Cost Models for Metric Trees

Predicting the performance of access methods is essential for query optimization, database design, and index tuning purposes. Since, unlike vector spaces, in a generic metric space no information on data distribution can be used, cost models developed for multi-dimensional (spatial) access methods cannot be applied to the M-tree and, more in general, to metric trees. To obviate this we have pursued a more general approach, which can be characterized by the following position:

The only information derivable from the analysis of a metric dataset concerns the distance distribution of objects. Further, we claim that the distance distribution is the correct counterpart of data distribution used for vector spaces, it being the "natural" way to characterize a metric dataset.

The Distance Distribution

We define the (overall) distribution of distances over a feature domain D as:

F(x) = Pr{ d(O₁, O₂) <= x }

where O₁ and O₂ are two (independent) random points of D. By setting O₁=O_i in above equation, the relative distance distribution of object O_i is obtained, i.e:

F_{O_i}(x) = Pr{ d(O_i, O₂) <= x }

which represents the expected fraction of objects in D whose distance from O_i does not exceed x.

Based on the observation that, given a query object q, its relative distance distribution, F_q(x), is the key information needed to predict both I/O and CPU query processing costs, the two cost models we have derived differ in the way how they estimate F_q(x).

The Average-Case Cost Model

The average-case cost model, introduced in PODS 98, relies on the assumption that the relative distance distribution of query object q can be reliably estimated by directly using (a sample of) the overall distance distribution. Experimental results (see our PODS 98 paper) show that this assumption leads to quite accurate cost estimates, averaged over a set of queries (for range- and k-NN queries).
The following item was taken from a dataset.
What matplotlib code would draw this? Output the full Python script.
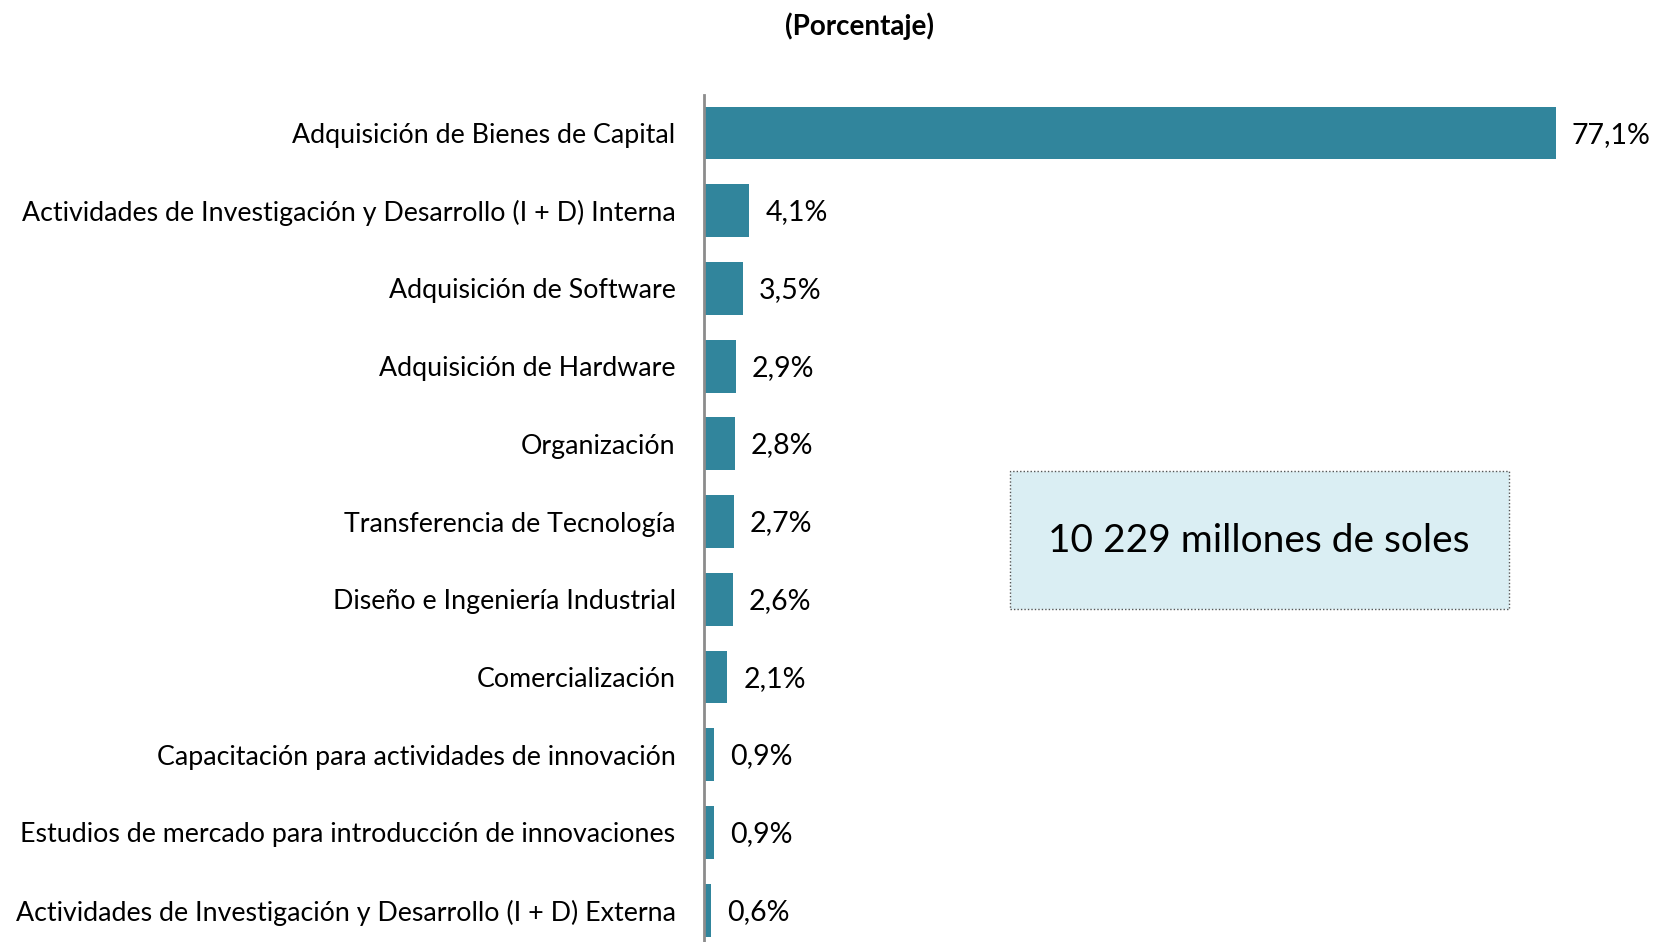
import matplotlib.pyplot as plt
import matplotlib.patches as mpatches

plt.rcParams['font.family'] = ['Lato', 'DejaVu Sans']

categorias = [
    "Adquisición de Bienes de Capital",
    "Actividades de Investigación y Desarrollo (I + D) Interna",
    "Adquisición de Software",
    "Adquisición de Hardware",
    "Organización",
    "Transferencia de Tecnología",
    "Diseño e Ingeniería Industrial",
    "Comercialización",
    "Capacitación para actividades de innovación",
    "Estudios de mercado para introducción de innovaciones",
    "Actividades de Investigación y Desarrollo (I + D) Externa",
]
porcentajes = [77.1, 4.1, 3.5, 2.9, 2.8, 2.7, 2.6, 2.1, 0.9, 0.9, 0.6]
total_texto = "10 229 millones de soles"

W, H = 1655, 942
fig = plt.figure(figsize=(W / 100, H / 100), dpi=100)
ax = fig.add_axes([704 / W, 0, 1 - 704 / W, (942 - 95) / H])

y = list(range(len(categorias)))
ax.barh(y, porcentajes, height=0.68, color='#31859C')
ax.set_ylim(10.41, -0.49)
ax.set_xlim(0, 86.1)

for yi, v in zip(y, porcentajes):
    ax.text(v + 1.45, yi + 0.02, f"{v:.1f}%".replace('.', ','), va='center', ha='left',
            fontsize=20.5, color='black')

ax.set_yticks(y)
ax.set_yticklabels(categorias, fontsize=19.3)
ax.tick_params(axis='y', length=0, pad=20.5)
ax.set_xticks([])
for s in ['top', 'right', 'bottom']:
    ax.spines[s].set_visible(False)
ax.spines['left'].set_color('#8C8C8C')
ax.spines['left'].set_linewidth(2)

fig.text(860 / W, 1 - 26 / H, "(Porcentaje)", ha='center', va='center',
         fontsize=20, fontweight='bold')

box = mpatches.Rectangle((1010 / W, 1 - 609 / H), 499 / W, 138 / H,
                         transform=fig.transFigure, facecolor='#DAEEF3',
                         edgecolor='#555555', linestyle=(0, (1, 1.5)), linewidth=1)
fig.patches.append(box)
fig.text(1259 / W, 1 - 541 / H, total_texto, ha='center', va='center', fontsize=28)

fig.savefig('out.png', dpi=100)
The Query-Sensitive Cost Model

When dealing with specific queries, the accuracy of the average-case model decreases due to the "loose" approximation of F_q(x) as provided by the overall distance distribution. The query-sensitive model solves this problem by making the estimate of F_q(x) dependent on the "position" of the query object q. This is obtained by maintaining the relative distance distributions of several "witnesses" (chosen in some way among the objects in the indexed dataset, in order to reflect their "distribution"); such distributions are then combined in order to "reconstruct" F_q(x), by taking into account the distances between q and the witnesses.
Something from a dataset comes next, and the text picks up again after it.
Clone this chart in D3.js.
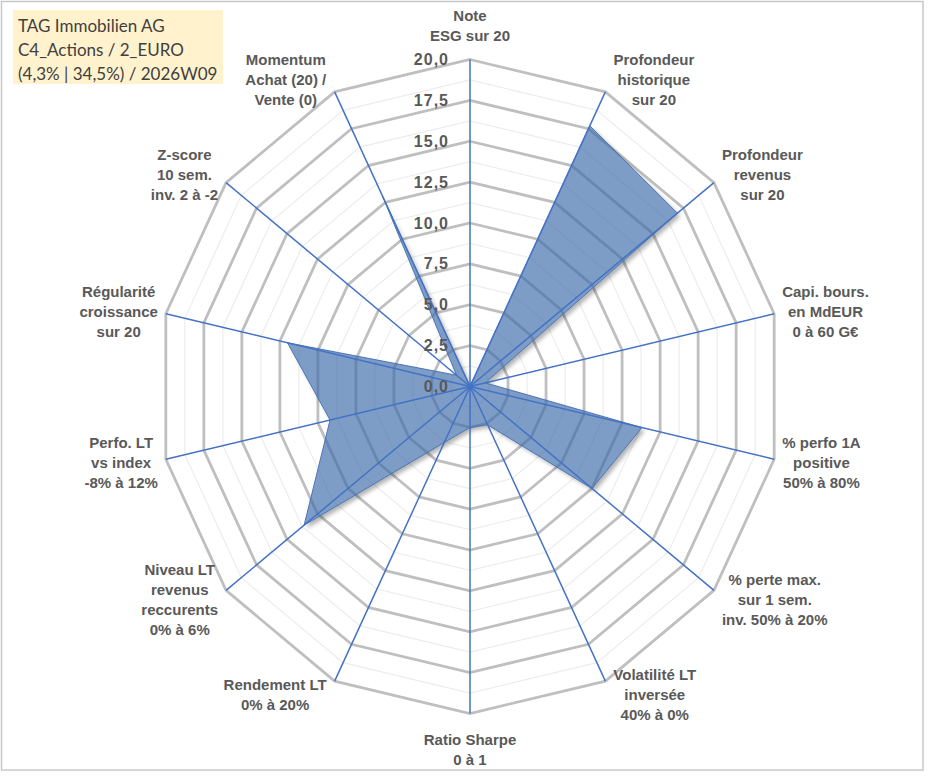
<!DOCTYPE html>
<html>
<head>
<meta charset="utf-8">
<script src="https://cdn.jsdelivr.net/npm/d3@7/dist/d3.min.js"></script>
<style>
  html, body { margin: 0; padding: 0; background: #ffffff; }
  svg { display: block; }
  .arial { font-family: "Liberation Sans", Arial, Helvetica, sans-serif; font-weight: 700; }
  .calibri { font-family: Lato, "Open Sans", sans-serif; }
</style>
</head>
<body>
<svg id="chart" width="933" height="776"></svg>
<script>
// ---------------- DATA ----------------
const categories = [
  "Note\nESG sur 20",
  "Profondeur\nhistorique\nsur 20",
  "Profondeur\nrevenus\nsur 20",
  "Capi. bours.\nen MdEUR\n0 à 60 G€",
  "% perfo 1A\npositive\n50% à 80%",
  "% perte max.\nsur 1 sem.\ninv. 50% à 20%",
  "Volatilité LT\ninversée\n40% à 0%",
  "Ratio Sharpe\n0 à 1",
  "Rendement LT\n0% à 20%",
  "Niveau LT\nrevenus\nreccurents\n0% à 6%",
  "Perfo. LT\nvs index\n-8% à 12%",
  "Régularité\ncroissance\nsur 20",
  "Z-score\n10 sem.\ninv. 2 à -2",
  "Momentum\nAchat (20) /\nVente (0)"
];
const values = [0, 17.7, 17.0, 1.0, 11.3, 10.0, 2.6, 2.5, 3.8, 13.6, 9.2, 12.0, 1.1, 12.9];
const majorTicks = [0, 2.5, 5, 7.5, 10, 12.5, 15, 17.5, 20];
const minorTicks = [1.25, 3.75, 6.25, 8.75, 11.25, 13.75, 16.25, 18.75];
const titleLines = ["TAG Immobilien AG", "C4_Actions / 2_EURO", "(4,3% | 34,5%) / 2026W09"];

// ---------------- LAYOUT ----------------
const W = 933, H = 776;
const cx = 470, cy = 386.5;
const n = categories.length;
const angle = d3.scaleLinear().domain([0, n]).range([0, 2 * Math.PI]);
const rX = d3.scaleLinear().domain([0, 20]).range([0, 312]);
const rY = d3.scaleLinear().domain([0, 20]).range([0, 327]);
const pt = (i, v) => [cx + Math.sin(angle(i)) * rX(v), cy - Math.cos(angle(i)) * rY(v)];
const fmt = v => d3.format(".1f")(v).replace(".", ",");

const svg = d3.select("#chart");

// chart frame
svg.append("rect").attr("x", 1.5).attr("y", 1.5).attr("width", 921.5).attr("height", 768.5)
  .attr("fill", "#ffffff").attr("stroke", "#c8c8c8").attr("stroke-width", 1.5);

const defs = svg.append("defs");
defs.append("filter").attr("id", "blur").attr("x", "-10%").attr("y", "-10%").attr("width", "120%").attr("height", "120%")
  .append("feGaussianBlur").attr("stdDeviation", 2.2);

const ring = v => d3.range(n).map(i => pt(i, v));
const closed = d3.line().curve(d3.curveLinearClosed);

// minor grid
svg.append("g").selectAll("path").data(minorTicks).join("path")
  .attr("d", v => closed(ring(v)))
  .attr("fill", "none").attr("stroke", "#ececec").attr("stroke-width", 1.2);
// major grid
svg.append("g").selectAll("path").data(majorTicks.filter(v => v > 0)).join("path")
  .attr("d", v => closed(ring(v)))
  .attr("fill", "none").attr("stroke", "#bfbfbf").attr("stroke-width", 2.8)
  .attr("stroke-linejoin", "miter");

// series
const seriesPts = values.map((v, i) => pt(i, v));
const mask = defs.append("mask").attr("id", "outside");
mask.append("rect").attr("width", W).attr("height", H).attr("fill", "#fff");
mask.append("path").attr("d", closed(seriesPts)).attr("fill", "#000");
svg.append("g").attr("mask", "url(#outside)")
  .append("path").attr("d", closed(seriesPts))
  .attr("transform", "translate(3,3)")
  .attr("fill", "#000").attr("opacity", 0.3).attr("filter", "url(#blur)");
svg.append("path").attr("d", closed(seriesPts))
  .attr("fill", "#3A6BAA").attr("fill-opacity", 0.66)
  .attr("stroke", "#4a76b8").attr("stroke-width", 1).attr("stroke-linejoin", "miter");

// spokes
svg.append("g").selectAll("line").data(d3.range(n)).join("line")
  .attr("x1", cx).attr("y1", cy)
  .attr("x2", i => pt(i, 20)[0]).attr("y2", i => pt(i, 20)[1])
  .attr("stroke", "#4472C4").attr("stroke-width", 1.5);
svg.append("circle").attr("cx", cx).attr("cy", cy).attr("r", 3).attr("fill", "#4472C4");

// tick labels
svg.append("g").attr("class", "arial").selectAll("text").data(majorTicks).join("text")
  .attr("x", cx - 21).attr("y", v => cy - rY(v))
  .attr("text-anchor", "end").attr("dominant-baseline", "central")
  .attr("font-size", 16).attr("letter-spacing", 1)
  .attr("fill", "#595959")
  .text(fmt);

// category labels
const lineH = 20;
const labG = svg.append("g").attr("class", "arial")
  .attr("font-size", 15).attr("fill", "#595959");
categories.forEach((c, i) => {
  const lines = c.split("\n");
  const g = labG.append("g");
  const t = g.append("text").attr("text-anchor", "middle").attr("dominant-baseline", "central");
  lines.forEach((l, k) => {
    t.append("tspan").attr("x", 0).attr("y", (k - (lines.length - 1) / 2) * lineH).text(l);
  });
  const bb = t.node().getBBox();
  const w = bb.width, h = lines.length * lineH;
  const a = angle(i), s = Math.sin(a), co = Math.cos(a);
  const [px, py] = pt(i, 20);
  let lx, ly;
  if (Math.abs(s) < 0.01) {
    lx = px;
    ly = py + (co > 0 ? -(h / 2 + 15) : (h / 2 + 15));
  } else {
    lx = px + Math.sign(s) * (w / 2 + 8);
    ly = cy - co * (rY(20) + 14);
  }
  g.attr("transform", `translate(${lx},${ly})`);
});

// title box
const tg = svg.append("g").attr("class", "calibri");
tg.append("rect").attr("x", 13).attr("y", 10).attr("width", 210).attr("height", 74).attr("fill", "#FFF2CC");
tg.selectAll("text").data(titleLines).join("text")
  .attr("x", 18).attr("y", (d, k) => 25 + k * 24)
  .attr("dominant-baseline", "central")
  .attr("font-size", 17)
  .attr("fill", "#404040")
  .text(d => d);
</script>
</body>
</html>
Starting from the notion of witness, the basic problems to address are: (1) How witnesses have to be chosen among all the objects of the dataset, and (2) how their relative distributions have to be combined. In our ADC 99 paper we have investigated different solutions to such problems, showing how the query-sensitive model is indeed very effective in predicting query costs for the M-tree, both on synthetic and on real datasets.